この大陸や朝鮮半島から日本列島に流入した人々によってもたらされた農耕文化や鉄器文化によって、弥生文化が生まれ、弥生時代が始まったとされている。狩猟採取が中心の縄文時代とは違って、農耕文化では、人々は定住して、田畑を耕作し、食料を生産するようになる。農耕によって、食料生産に技術革新が起こり、日本の食糧生産量が大幅に増加した。その結果、日本国内の人口は急激に増加し、約60万人に達したとされている。その反面、農耕のための土地に関する所有権の争いが増え、縄文時代にはなかった部族間の「戦い」が増加した。長期に渡る部族間の抗争を通して、日本列島には、各地方を支配する豪族が生まれ、社会の階層化が始まった。大きな人口を抱える集団ほど、集団間の戦いに勝つ確率が高まるからである。

そのような部族間の抗争の過程から、青銅器や鉄器の利用が進んでいた朝鮮半島や大陸から渡来した人々の血を引く部族長が導く村が力を持ち、彼らの中から後に大王や物部氏などの有力部族の祖先になる人々が出現した。これらの大王や有力部族の長は、中国から伝えられた文字(漢字)を使って物事を記録する方法を導入し、日本の文字文化成立に尽力した。それは、その後の日本社会において、中国式の法制度を確立するための基礎となった。社会に法制度が整備された奈良時代になると、日本社会の人口は約450万人にまで大きく成長し、平安時代には約550万人、戦国時代が終わりを迎え、徳川幕府が成立した1600年前後には、人口は約1,220万人、江戸時代の後半になると人口は3,000万人を超えるようになった。明治時代に入ると、富国強兵政策によって、日本社会の人口は約1,000万人増加して、約4,600万人にまで増加した。その後、昭和10年には、人口は約7,000万人を超えた。日本社会は、2,000年間に渡り、継続的に人口を増加させ、それに合わせて少しずつ経済を成長させた。

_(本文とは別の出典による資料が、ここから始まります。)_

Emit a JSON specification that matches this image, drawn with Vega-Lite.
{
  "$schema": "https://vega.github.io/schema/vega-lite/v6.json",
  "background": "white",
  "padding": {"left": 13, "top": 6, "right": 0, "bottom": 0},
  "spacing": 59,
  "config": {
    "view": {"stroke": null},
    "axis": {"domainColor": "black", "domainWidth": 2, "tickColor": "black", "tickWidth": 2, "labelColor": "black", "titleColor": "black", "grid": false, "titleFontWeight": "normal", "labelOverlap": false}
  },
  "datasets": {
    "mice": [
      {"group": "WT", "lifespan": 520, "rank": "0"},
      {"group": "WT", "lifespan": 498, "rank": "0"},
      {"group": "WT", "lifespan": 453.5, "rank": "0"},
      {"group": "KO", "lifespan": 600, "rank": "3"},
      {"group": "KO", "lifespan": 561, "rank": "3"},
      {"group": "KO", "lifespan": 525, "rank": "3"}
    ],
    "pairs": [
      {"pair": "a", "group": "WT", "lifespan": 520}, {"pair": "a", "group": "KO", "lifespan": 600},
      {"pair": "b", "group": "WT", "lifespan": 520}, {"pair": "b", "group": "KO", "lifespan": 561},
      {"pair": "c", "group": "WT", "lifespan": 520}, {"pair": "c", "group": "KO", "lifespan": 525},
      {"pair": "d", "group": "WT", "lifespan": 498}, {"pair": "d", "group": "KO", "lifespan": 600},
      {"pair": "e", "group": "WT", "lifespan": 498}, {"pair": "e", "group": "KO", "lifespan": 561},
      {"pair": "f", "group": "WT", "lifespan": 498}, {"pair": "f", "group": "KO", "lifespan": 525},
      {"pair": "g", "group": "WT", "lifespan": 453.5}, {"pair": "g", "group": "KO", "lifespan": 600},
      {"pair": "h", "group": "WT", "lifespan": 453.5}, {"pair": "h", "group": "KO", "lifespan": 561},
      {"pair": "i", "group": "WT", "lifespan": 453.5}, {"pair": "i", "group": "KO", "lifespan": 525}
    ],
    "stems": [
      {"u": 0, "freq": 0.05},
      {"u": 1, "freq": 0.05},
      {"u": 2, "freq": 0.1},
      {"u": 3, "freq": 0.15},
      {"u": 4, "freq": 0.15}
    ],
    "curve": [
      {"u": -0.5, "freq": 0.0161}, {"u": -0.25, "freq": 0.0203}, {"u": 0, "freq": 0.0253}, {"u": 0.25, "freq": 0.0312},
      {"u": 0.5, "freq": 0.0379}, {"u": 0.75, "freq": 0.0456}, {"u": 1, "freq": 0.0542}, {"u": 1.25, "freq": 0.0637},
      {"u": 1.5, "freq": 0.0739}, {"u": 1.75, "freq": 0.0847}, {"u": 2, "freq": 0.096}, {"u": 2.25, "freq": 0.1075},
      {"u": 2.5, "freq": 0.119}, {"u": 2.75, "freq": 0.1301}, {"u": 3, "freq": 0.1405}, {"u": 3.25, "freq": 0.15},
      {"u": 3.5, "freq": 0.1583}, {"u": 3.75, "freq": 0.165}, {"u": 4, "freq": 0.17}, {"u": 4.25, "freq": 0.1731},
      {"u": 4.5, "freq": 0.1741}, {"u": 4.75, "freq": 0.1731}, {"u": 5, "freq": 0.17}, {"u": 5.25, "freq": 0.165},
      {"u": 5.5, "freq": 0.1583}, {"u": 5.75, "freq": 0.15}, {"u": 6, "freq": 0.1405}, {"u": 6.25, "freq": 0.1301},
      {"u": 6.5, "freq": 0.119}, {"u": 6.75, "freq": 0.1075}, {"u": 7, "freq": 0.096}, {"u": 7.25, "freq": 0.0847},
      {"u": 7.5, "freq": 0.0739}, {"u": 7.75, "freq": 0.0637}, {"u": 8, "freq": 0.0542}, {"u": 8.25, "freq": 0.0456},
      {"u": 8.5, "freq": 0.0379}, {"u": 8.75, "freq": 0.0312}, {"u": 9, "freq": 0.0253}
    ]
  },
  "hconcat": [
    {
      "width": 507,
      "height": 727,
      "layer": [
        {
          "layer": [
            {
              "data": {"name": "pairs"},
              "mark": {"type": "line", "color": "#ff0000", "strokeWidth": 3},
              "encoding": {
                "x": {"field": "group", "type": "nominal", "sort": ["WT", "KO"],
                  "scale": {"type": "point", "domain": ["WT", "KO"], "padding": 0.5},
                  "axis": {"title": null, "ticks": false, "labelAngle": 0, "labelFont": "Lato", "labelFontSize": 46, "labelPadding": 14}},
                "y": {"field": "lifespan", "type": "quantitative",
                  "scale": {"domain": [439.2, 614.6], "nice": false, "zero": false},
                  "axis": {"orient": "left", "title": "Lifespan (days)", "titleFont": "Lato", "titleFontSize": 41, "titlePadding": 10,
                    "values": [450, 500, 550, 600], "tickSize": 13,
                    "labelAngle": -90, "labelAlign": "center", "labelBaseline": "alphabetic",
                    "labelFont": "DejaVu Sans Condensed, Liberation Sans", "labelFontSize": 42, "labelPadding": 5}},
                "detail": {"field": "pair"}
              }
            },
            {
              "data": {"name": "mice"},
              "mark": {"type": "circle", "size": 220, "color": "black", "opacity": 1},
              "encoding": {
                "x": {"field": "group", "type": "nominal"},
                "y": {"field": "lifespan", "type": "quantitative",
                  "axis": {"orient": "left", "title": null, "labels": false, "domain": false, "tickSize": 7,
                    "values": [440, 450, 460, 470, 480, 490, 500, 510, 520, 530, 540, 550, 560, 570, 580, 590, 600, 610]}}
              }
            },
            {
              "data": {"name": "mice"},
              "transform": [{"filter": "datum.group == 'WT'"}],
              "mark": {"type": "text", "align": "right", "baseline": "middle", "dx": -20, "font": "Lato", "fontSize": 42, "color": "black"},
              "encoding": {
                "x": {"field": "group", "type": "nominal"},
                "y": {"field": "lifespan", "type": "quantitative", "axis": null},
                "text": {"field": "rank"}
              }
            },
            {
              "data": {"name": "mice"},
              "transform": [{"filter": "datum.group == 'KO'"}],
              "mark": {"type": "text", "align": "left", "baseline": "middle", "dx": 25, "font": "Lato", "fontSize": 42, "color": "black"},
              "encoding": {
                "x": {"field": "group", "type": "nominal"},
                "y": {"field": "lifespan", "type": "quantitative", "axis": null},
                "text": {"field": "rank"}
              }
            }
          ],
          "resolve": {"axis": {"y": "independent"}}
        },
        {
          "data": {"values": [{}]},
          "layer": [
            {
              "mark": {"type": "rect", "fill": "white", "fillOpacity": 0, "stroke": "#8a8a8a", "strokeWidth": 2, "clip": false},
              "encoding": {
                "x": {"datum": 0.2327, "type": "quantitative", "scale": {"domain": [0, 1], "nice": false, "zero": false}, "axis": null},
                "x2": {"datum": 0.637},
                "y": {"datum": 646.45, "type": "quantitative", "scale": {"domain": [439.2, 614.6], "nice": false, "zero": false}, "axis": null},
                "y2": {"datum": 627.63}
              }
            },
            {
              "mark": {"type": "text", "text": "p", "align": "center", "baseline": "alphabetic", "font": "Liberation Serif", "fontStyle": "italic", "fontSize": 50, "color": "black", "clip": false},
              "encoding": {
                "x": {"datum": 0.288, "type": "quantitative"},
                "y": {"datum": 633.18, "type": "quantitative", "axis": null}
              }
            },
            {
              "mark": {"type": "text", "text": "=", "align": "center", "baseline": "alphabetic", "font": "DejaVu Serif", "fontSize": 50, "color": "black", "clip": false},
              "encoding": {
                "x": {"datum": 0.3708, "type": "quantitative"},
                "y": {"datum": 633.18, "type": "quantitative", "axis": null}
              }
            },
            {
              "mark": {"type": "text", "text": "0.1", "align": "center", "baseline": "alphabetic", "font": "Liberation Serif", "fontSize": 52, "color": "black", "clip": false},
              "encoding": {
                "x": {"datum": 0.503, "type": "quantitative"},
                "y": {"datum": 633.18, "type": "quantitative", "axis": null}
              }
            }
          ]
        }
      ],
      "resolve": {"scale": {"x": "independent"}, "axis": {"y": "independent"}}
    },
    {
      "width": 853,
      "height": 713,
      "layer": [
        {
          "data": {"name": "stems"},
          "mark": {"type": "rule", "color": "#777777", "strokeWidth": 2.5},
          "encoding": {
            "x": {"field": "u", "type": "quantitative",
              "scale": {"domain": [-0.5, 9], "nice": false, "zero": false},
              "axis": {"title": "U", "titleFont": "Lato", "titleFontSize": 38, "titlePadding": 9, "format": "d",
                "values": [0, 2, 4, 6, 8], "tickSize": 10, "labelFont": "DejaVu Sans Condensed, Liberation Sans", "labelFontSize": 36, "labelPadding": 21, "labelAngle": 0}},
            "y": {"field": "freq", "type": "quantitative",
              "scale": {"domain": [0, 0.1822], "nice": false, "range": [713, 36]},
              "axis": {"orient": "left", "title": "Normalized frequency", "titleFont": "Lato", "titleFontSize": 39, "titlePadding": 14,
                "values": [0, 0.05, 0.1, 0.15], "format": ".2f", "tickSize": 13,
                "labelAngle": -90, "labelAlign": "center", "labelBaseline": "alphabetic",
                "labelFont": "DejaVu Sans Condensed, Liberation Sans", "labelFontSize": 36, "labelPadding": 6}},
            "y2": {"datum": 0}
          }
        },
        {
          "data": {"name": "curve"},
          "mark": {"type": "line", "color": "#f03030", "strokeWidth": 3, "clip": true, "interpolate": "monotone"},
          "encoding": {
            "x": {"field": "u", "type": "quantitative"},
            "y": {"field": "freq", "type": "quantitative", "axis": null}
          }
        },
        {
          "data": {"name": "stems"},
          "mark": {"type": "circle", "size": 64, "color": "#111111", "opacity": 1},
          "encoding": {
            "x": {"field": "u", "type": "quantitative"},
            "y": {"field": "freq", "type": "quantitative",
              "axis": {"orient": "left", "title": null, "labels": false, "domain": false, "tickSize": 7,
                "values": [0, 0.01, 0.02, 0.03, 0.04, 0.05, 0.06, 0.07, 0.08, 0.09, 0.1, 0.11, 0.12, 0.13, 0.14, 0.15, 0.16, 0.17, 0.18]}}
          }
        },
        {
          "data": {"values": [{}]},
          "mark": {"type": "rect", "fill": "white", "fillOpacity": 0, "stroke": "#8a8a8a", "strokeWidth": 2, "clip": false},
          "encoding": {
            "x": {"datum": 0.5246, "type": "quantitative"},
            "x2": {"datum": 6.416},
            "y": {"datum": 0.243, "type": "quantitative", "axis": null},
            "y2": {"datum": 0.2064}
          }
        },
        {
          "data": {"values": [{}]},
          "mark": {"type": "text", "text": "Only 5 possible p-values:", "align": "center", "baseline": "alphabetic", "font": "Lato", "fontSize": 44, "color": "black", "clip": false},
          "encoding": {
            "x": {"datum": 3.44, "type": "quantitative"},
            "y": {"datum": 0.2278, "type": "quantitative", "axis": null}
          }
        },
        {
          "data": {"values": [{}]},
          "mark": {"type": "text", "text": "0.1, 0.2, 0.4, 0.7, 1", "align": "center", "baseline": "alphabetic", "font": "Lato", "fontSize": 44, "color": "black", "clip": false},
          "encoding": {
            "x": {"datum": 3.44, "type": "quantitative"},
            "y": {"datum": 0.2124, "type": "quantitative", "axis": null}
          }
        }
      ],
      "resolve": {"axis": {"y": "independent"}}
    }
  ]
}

このような歴史を通して人口を増加させ、経済を成長させてきた日本社会であったが、今、日本社会は人口減少の局面に入ろうとしている。人口が減少すれば、生産労働人口も減少する。さらに、その過程では、現在の日本社会が直面している人口の高齢化が訪れる。高齢化社会の問題は、生産労働人口の減少によって消費に対応した生産が不可能となり、需要に見合う供給が不可能になるため、物価高になることが予想されることである。これは、現在の日本銀行が実施しているような、人為的にインフレーションを引き起そうとして発生する物価高ではなく、市場の需要と供給の不均衡によって、自然に発生する物価高である。それは、高齢者の生活を直撃し、貧しい高齢者達を大量に生み出す。

人口減少が予見される社会においては、人々はそのような将来の経済危機に備えて、自己防衛のための貯蓄行動を取る。そのことが、物価の上昇を抑え、デフレーション現象を引き起こすのである。1990年代の終り頃から日本社会に続いているデフレーション現象と、それによる不況感の蔓延現象は、そのような将来の日本経済に対する人々の不安感が原因となって起こっているのが、現在までの経済の後退である。これを解消するために、意図的にインフレーションを起こそうとしても、市場の需要が減少しているため、インフレーションは発生しない。

つまり、インフレーションと好景気、経済成長が、論理的に結びつく前提には、市場における需要の拡大が予想される前提状況が存在しなければならない。「適度なインフレーションは、好景気を意味する。」は、全くの迷信である。そのインフレーションを、超低金利をテコにして、人為的に起こそうと言う政策は、自分達の限られた過去の経験だけを頼りにまとめ上げた、誤りの政策であり、専門家の見識と洞察に基づいた真の政策とは言えない。現在の日本経済を前提に考えれば、むしろ低金利によって引き起こされる通貨円の下落や、日本国債の利回り上昇のリスクなど、副作用の方が大きく、危険である。それでも、この政策を続けようとする日本政府や日本銀行の専門家の見識を疑わざるを得ない。